##### Data extract
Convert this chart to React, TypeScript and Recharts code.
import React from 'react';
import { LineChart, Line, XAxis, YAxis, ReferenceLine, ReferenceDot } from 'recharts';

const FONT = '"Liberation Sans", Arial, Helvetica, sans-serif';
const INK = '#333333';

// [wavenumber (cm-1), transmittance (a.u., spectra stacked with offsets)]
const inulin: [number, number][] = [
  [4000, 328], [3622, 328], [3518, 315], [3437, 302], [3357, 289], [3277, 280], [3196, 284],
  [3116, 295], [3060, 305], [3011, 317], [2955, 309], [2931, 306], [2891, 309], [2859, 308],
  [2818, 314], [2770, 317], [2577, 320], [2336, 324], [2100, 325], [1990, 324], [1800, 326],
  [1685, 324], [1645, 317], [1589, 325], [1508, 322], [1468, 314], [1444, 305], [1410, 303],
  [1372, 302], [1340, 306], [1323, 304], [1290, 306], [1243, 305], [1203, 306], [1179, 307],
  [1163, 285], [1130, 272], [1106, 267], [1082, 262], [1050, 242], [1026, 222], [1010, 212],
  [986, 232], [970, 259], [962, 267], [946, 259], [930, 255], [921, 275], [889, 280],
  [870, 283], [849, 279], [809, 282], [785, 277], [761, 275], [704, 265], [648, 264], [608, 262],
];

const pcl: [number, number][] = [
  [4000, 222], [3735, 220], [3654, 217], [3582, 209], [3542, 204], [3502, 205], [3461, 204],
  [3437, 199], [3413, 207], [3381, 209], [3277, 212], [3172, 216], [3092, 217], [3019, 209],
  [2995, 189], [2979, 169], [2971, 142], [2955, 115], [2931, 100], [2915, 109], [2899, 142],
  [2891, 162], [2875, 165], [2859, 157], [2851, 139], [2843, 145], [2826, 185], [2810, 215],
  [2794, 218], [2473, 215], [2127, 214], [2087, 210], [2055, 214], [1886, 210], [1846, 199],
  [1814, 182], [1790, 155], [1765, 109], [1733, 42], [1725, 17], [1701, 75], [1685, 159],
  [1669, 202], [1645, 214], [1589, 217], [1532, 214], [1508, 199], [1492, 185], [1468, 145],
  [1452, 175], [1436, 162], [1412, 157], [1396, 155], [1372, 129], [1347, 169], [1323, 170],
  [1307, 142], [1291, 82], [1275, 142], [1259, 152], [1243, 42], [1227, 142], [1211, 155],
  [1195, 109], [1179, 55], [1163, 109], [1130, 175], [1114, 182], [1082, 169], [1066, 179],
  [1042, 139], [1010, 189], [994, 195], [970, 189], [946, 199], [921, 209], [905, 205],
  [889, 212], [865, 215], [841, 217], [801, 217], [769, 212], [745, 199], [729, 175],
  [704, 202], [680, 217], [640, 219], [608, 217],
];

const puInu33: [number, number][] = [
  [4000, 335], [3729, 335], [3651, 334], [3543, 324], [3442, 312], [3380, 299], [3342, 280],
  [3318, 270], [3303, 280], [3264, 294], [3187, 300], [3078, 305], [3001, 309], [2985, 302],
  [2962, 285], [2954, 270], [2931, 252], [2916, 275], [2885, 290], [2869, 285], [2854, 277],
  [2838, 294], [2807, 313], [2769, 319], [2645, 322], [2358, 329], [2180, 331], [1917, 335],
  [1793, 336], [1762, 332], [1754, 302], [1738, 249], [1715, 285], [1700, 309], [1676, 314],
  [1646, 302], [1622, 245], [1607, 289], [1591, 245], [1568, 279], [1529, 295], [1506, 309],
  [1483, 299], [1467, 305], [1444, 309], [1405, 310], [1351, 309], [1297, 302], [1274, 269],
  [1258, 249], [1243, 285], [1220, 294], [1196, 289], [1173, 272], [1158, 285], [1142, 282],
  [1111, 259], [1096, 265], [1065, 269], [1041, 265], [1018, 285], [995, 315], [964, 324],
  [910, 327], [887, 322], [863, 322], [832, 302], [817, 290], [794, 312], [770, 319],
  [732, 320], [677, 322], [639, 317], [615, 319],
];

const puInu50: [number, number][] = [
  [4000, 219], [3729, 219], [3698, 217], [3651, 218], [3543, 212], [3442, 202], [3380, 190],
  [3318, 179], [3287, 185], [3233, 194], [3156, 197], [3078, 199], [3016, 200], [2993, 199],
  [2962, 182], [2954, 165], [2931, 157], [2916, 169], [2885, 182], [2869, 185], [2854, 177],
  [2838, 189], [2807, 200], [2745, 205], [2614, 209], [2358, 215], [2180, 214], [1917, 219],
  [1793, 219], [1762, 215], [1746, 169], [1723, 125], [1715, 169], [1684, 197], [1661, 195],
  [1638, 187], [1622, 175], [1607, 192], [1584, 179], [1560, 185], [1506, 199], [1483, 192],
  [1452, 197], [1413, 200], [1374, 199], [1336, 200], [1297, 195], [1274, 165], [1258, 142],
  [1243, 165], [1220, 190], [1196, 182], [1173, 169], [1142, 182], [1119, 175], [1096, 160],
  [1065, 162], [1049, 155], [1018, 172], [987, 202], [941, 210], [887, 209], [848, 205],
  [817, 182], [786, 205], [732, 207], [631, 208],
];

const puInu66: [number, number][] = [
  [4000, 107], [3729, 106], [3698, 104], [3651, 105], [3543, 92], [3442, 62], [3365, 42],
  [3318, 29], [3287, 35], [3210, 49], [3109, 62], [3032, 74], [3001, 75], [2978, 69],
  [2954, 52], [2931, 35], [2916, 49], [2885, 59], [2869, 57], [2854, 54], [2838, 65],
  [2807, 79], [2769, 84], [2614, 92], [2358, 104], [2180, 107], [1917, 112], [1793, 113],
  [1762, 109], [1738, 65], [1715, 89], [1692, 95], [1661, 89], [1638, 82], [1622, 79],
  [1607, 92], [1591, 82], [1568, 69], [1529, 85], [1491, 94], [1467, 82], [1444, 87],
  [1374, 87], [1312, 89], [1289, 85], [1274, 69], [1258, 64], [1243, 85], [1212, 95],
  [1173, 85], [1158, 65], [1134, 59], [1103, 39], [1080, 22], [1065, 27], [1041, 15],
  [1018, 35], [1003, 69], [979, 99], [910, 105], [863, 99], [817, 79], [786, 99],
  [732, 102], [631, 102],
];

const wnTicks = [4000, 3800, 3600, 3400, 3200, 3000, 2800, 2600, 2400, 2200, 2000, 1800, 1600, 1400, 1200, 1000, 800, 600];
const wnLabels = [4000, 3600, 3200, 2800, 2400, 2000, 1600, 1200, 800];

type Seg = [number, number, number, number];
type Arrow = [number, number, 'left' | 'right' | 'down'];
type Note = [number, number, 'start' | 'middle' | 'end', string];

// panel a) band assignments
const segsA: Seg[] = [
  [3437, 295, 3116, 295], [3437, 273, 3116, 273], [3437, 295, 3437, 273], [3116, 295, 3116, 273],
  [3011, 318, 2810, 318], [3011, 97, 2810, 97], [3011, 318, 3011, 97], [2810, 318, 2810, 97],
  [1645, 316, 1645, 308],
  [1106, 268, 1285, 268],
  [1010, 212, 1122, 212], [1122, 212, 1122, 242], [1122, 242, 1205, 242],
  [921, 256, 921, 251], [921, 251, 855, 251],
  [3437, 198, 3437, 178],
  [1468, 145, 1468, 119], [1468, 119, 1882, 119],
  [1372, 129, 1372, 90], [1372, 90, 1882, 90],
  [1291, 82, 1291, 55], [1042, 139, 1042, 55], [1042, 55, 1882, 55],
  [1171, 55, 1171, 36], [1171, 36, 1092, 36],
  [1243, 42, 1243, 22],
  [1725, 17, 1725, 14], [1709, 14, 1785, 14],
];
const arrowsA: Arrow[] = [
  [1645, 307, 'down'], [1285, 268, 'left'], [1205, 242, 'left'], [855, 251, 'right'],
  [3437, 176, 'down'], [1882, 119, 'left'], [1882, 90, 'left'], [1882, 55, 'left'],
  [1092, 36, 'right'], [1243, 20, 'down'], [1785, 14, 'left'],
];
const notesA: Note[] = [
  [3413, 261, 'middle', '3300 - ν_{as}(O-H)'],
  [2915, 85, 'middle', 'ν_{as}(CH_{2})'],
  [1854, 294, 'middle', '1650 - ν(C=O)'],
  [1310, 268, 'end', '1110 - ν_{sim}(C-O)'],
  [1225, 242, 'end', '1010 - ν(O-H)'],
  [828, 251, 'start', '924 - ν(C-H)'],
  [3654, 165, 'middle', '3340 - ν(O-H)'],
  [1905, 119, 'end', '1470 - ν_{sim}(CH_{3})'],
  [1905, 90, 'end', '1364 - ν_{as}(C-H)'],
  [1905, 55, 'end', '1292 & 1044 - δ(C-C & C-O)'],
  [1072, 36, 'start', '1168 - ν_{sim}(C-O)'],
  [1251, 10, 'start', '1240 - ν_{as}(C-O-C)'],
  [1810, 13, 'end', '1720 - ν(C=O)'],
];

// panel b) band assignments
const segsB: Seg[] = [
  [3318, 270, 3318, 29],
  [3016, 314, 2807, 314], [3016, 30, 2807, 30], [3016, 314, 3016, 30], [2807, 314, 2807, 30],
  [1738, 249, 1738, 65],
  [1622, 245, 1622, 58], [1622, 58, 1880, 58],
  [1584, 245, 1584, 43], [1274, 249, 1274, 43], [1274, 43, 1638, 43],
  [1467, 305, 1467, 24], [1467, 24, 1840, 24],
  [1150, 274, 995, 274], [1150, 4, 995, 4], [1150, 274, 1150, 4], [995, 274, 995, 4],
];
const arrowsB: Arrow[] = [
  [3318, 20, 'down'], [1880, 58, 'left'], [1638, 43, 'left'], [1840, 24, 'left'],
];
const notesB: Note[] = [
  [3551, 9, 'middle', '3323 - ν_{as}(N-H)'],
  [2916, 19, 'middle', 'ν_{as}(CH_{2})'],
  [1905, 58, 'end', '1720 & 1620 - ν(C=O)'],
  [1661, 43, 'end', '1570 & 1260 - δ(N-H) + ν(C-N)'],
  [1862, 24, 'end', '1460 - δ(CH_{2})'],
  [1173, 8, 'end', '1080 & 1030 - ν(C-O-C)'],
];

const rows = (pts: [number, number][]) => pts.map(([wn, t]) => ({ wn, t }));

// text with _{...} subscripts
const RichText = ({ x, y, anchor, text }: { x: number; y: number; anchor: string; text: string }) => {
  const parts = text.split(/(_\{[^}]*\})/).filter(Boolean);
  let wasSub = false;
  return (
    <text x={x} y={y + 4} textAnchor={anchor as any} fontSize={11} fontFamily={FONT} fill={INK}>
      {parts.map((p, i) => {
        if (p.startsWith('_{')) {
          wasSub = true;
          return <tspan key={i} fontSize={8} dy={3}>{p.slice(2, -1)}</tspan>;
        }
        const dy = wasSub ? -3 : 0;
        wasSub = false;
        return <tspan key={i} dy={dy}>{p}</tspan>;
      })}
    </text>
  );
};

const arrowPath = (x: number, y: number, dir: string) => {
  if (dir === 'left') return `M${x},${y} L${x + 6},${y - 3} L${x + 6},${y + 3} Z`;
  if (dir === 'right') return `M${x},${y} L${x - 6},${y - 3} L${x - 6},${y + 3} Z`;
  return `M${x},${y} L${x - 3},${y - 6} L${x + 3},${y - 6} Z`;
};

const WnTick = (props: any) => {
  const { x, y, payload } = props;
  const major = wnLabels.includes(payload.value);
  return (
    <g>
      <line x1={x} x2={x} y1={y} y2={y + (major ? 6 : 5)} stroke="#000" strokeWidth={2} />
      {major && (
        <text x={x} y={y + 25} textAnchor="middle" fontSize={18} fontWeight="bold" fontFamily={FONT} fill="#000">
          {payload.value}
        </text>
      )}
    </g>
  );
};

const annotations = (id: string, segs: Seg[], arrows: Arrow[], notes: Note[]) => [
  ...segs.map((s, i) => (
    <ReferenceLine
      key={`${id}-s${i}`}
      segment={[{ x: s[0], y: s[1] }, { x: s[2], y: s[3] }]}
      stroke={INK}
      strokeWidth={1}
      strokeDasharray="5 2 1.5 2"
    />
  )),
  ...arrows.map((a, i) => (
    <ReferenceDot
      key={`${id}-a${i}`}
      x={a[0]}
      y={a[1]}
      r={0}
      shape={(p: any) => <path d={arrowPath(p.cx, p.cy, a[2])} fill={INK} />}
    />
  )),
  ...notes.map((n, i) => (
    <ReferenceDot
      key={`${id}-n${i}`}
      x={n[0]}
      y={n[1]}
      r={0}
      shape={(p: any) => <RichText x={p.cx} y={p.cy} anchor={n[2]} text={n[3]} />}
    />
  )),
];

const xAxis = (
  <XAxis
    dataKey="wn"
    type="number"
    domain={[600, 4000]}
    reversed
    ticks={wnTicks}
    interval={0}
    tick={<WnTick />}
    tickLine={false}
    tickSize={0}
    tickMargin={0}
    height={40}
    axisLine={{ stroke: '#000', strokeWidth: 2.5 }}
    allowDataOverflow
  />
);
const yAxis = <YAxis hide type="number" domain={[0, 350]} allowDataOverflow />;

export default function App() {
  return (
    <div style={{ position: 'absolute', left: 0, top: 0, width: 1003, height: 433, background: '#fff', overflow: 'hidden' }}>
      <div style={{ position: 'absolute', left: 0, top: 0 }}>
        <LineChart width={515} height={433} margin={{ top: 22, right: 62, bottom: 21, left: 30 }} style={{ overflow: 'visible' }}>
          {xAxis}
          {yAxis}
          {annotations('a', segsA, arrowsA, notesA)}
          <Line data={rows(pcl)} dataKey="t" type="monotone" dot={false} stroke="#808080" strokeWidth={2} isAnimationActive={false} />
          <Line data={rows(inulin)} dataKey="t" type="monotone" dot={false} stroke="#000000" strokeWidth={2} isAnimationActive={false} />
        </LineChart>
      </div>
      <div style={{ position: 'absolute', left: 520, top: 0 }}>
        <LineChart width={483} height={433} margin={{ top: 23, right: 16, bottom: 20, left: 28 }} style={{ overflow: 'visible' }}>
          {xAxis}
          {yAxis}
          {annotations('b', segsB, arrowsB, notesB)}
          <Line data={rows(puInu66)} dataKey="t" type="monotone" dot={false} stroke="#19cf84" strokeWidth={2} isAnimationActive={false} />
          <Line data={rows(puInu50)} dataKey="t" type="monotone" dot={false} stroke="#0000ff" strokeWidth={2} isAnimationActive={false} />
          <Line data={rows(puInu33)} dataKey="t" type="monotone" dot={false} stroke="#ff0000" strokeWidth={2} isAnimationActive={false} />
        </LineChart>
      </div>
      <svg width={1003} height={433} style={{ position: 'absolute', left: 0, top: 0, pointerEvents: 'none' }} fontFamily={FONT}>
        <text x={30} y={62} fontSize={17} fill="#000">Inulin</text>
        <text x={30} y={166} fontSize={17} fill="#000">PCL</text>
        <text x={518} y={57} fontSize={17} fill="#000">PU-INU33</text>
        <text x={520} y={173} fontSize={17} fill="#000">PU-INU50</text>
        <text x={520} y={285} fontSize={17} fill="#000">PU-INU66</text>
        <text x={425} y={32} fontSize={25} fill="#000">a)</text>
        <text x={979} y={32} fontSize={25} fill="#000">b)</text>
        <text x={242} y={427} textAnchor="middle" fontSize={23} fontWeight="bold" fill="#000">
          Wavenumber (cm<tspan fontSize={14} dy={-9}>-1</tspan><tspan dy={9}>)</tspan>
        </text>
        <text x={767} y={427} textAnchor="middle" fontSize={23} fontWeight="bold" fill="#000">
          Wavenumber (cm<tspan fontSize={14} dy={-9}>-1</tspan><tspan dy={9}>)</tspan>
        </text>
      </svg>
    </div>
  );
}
##########
##### Data extract
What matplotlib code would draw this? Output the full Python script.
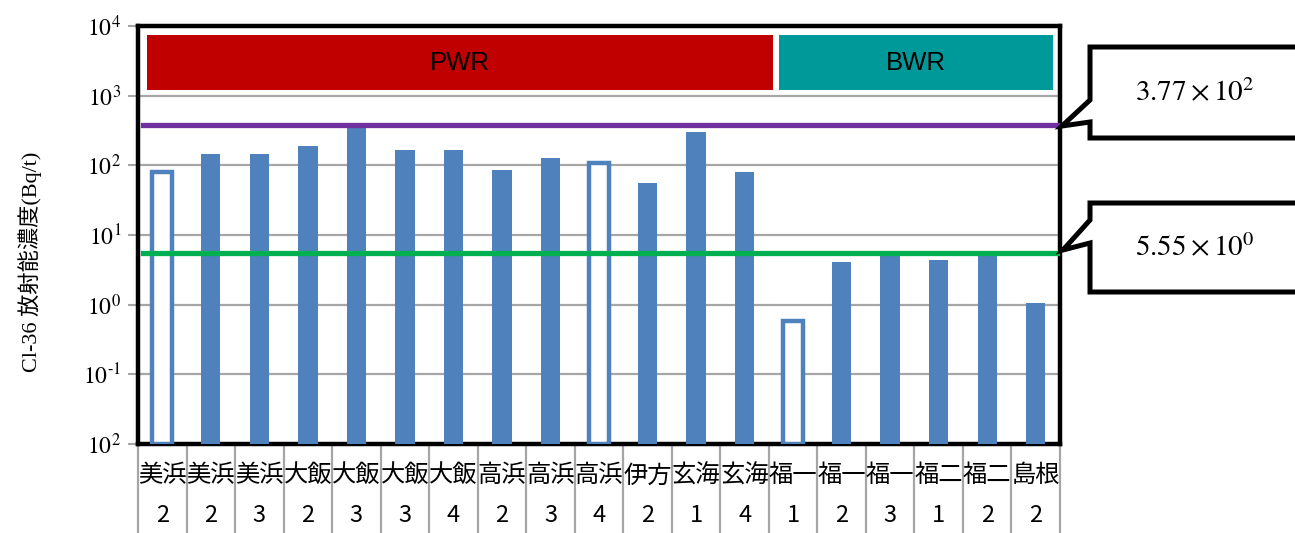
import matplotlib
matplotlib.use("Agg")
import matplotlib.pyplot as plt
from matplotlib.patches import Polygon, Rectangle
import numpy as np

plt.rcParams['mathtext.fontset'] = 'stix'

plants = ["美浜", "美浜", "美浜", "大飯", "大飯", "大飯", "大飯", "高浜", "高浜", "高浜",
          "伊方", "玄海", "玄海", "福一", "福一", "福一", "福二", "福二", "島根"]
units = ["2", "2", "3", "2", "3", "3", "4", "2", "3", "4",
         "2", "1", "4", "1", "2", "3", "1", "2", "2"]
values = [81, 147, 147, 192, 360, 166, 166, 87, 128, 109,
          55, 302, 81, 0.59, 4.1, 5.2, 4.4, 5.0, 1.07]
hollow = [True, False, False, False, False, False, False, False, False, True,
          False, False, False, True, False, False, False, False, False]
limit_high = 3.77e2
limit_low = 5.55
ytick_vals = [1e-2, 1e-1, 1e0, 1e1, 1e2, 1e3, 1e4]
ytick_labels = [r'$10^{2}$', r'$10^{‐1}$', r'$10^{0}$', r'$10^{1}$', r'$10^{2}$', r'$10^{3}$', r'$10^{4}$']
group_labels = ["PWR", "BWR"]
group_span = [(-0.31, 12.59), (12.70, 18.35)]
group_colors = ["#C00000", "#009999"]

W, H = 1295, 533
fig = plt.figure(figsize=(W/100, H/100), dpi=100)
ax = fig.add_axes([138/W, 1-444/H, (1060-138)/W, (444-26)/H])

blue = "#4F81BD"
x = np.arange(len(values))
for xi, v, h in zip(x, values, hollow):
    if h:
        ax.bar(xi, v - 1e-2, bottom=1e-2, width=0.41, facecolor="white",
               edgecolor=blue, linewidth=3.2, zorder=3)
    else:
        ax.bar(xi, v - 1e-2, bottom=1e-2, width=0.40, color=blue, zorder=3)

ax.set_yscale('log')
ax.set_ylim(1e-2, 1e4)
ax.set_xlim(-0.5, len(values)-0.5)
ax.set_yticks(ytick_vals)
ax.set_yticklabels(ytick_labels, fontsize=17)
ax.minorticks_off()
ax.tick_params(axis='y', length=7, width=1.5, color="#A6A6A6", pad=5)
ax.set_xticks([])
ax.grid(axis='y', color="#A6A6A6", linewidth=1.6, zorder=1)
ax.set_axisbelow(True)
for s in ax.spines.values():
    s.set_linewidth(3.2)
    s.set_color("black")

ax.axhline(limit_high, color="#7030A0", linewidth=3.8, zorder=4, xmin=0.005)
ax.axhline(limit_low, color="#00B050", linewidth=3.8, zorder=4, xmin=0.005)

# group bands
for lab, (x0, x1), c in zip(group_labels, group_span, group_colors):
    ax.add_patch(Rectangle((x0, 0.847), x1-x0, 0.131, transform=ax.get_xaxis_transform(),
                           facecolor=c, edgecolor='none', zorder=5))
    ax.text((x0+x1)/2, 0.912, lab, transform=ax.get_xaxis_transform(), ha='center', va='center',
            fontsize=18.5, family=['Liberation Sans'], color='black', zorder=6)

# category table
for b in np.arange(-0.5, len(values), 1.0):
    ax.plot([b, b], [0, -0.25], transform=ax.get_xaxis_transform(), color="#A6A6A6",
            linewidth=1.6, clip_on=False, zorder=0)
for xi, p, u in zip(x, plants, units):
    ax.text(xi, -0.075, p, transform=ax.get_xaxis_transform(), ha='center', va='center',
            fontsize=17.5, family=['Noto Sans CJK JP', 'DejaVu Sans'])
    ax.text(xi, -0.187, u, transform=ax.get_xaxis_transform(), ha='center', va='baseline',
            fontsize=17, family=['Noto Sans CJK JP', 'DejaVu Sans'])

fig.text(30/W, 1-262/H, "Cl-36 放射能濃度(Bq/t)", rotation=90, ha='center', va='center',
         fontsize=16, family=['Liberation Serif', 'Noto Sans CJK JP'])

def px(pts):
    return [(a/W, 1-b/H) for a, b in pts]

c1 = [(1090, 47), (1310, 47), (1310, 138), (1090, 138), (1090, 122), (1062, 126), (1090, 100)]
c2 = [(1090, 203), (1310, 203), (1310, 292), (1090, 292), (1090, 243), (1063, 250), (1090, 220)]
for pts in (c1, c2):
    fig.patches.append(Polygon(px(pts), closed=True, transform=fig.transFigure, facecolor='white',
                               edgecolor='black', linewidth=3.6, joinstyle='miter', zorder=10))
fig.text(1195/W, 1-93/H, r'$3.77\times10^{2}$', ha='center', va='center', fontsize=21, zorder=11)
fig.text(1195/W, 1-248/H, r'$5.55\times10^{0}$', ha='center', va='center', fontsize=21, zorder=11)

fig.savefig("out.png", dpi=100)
##########
What this task involves:
Find the word "code" in the entries, and copy every line it shows up in.

Task output:
Convert this chart to React, TypeScript and Recharts code.
What matplotlib code would draw this? Output the full Python script.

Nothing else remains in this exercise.